**Instructions to follow:** Reproduce the data exactly.

**Stored data:**
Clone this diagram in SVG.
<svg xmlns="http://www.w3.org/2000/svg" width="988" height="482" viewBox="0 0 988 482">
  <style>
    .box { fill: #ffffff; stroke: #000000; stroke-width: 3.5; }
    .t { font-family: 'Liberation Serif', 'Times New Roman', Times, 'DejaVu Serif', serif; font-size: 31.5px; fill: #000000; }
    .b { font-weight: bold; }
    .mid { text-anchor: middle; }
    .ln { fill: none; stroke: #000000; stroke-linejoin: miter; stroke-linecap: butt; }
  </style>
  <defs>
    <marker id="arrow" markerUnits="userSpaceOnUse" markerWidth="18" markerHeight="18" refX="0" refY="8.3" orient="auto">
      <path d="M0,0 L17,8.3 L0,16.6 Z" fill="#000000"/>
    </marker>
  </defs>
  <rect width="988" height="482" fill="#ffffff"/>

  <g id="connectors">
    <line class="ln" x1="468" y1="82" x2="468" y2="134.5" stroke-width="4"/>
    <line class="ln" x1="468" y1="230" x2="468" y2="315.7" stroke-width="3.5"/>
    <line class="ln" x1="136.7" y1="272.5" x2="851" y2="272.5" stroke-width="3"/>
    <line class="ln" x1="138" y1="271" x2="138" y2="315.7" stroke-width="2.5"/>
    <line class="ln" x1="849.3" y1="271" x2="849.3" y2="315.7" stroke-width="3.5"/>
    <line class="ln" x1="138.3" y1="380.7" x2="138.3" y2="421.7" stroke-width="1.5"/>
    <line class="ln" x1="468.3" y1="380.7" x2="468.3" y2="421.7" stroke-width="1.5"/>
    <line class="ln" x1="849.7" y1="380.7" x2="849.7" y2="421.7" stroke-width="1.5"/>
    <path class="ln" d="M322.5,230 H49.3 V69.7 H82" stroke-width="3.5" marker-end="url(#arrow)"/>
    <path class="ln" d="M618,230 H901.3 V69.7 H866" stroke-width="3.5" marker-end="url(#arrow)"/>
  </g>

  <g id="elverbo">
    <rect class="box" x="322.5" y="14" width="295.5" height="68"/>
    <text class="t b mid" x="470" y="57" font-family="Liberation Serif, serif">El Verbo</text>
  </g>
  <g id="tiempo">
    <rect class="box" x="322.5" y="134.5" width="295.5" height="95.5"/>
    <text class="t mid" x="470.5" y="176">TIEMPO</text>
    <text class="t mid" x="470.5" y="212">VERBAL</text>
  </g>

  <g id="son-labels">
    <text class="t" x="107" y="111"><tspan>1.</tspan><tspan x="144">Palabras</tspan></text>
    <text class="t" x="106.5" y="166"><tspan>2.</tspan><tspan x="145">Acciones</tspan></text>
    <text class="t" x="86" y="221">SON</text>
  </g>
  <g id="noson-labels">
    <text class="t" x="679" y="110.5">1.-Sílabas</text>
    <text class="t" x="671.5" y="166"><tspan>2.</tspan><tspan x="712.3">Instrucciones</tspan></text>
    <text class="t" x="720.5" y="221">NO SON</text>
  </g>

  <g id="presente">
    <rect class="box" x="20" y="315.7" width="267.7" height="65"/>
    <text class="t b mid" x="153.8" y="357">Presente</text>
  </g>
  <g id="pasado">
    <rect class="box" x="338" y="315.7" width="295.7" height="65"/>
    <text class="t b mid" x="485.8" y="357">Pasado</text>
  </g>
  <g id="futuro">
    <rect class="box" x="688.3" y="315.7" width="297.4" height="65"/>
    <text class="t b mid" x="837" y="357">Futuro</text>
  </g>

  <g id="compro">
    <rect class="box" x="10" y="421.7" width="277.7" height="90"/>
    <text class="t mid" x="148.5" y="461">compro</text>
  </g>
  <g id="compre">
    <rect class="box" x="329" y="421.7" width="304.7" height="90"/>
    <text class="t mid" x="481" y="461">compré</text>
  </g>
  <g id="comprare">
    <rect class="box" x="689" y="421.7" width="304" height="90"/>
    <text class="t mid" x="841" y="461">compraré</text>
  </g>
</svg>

**Solution for this exercise:**
Clone this diagram in SVG.
<svg xmlns="http://www.w3.org/2000/svg" width="988" height="482" viewBox="0 0 988 482">
  <style>
    .box { fill: #ffffff; stroke: #000000; stroke-width: 3.5; }
    .t { font-family: 'Liberation Serif', 'Times New Roman', Times, 'DejaVu Serif', serif; font-size: 31.5px; fill: #000000; }
    .b { font-weight: bold; }
    .mid { text-anchor: middle; }
    .ln { fill: none; stroke: #000000; stroke-linejoin: miter; stroke-linecap: butt; }
  </style>
  <defs>
    <marker id="arrow" markerUnits="userSpaceOnUse" markerWidth="18" markerHeight="18" refX="0" refY="8.3" orient="auto">
      <path d="M0,0 L17,8.3 L0,16.6 Z" fill="#000000"/>
    </marker>
  </defs>
  <rect width="988" height="482" fill="#ffffff"/>

  <g id="connectors">
    <line class="ln" x1="468" y1="82" x2="468" y2="134.5" stroke-width="4"/>
    <line class="ln" x1="468" y1="230" x2="468" y2="315.7" stroke-width="3.5"/>
    <line class="ln" x1="136.7" y1="272.5" x2="851" y2="272.5" stroke-width="3"/>
    <line class="ln" x1="138" y1="271" x2="138" y2="315.7" stroke-width="2.5"/>
    <line class="ln" x1="849.3" y1="271" x2="849.3" y2="315.7" stroke-width="3.5"/>
    <line class="ln" x1="138.3" y1="380.7" x2="138.3" y2="421.7" stroke-width="1.5"/>
    <line class="ln" x1="468.3" y1="380.7" x2="468.3" y2="421.7" stroke-width="1.5"/>
    <line class="ln" x1="849.7" y1="380.7" x2="849.7" y2="421.7" stroke-width="1.5"/>
    <path class="ln" d="M322.5,230 H49.3 V69.7 H82" stroke-width="3.5" marker-end="url(#arrow)"/>
    <path class="ln" d="M618,230 H901.3 V69.7 H866" stroke-width="3.5" marker-end="url(#arrow)"/>
  </g>

  <g id="elverbo">
    <rect class="box" x="322.5" y="14" width="295.5" height="68"/>
    <text class="t b mid" x="470" y="57" font-family="Liberation Serif, serif">El Verbo</text>
  </g>
  <g id="tiempo">
    <rect class="box" x="322.5" y="134.5" width="295.5" height="95.5"/>
    <text class="t mid" x="470.5" y="176">TIEMPO</text>
    <text class="t mid" x="470.5" y="212">VERBAL</text>
  </g>

  <g id="son-labels">
    <text class="t" x="107" y="111"><tspan>1.</tspan><tspan x="144">Palabras</tspan></text>
    <text class="t" x="106.5" y="166"><tspan>2.</tspan><tspan x="145">Acciones</tspan></text>
    <text class="t" x="86" y="221">SON</text>
  </g>
  <g id="noson-labels">
    <text class="t" x="679" y="110.5">1.-Sílabas</text>
    <text class="t" x="671.5" y="166"><tspan>2.</tspan><tspan x="712.3">Instrucciones</tspan></text>
    <text class="t" x="720.5" y="221">NO SON</text>
  </g>

  <g id="presente">
    <rect class="box" x="20" y="315.7" width="267.7" height="65"/>
    <text class="t b mid" x="153.8" y="357">Presente</text>
  </g>
  <g id="pasado">
    <rect class="box" x="338" y="315.7" width="295.7" height="65"/>
    <text class="t b mid" x="485.8" y="357">Pasado</text>
  </g>
  <g id="futuro">
    <rect class="box" x="688.3" y="315.7" width="297.4" height="65"/>
    <text class="t b mid" x="837" y="357">Futuro</text>
  </g>

  <g id="compro">
    <rect class="box" x="10" y="421.7" width="277.7" height="90"/>
    <text class="t mid" x="148.5" y="461">compro</text>
  </g>
  <g id="compre">
    <rect class="box" x="329" y="421.7" width="304.7" height="90"/>
    <text class="t mid" x="481" y="461">compré</text>
  </g>
  <g id="comprare">
    <rect class="box" x="689" y="421.7" width="304" height="90"/>
    <text class="t mid" x="841" y="461">compraré</text>
  </g>
</svg>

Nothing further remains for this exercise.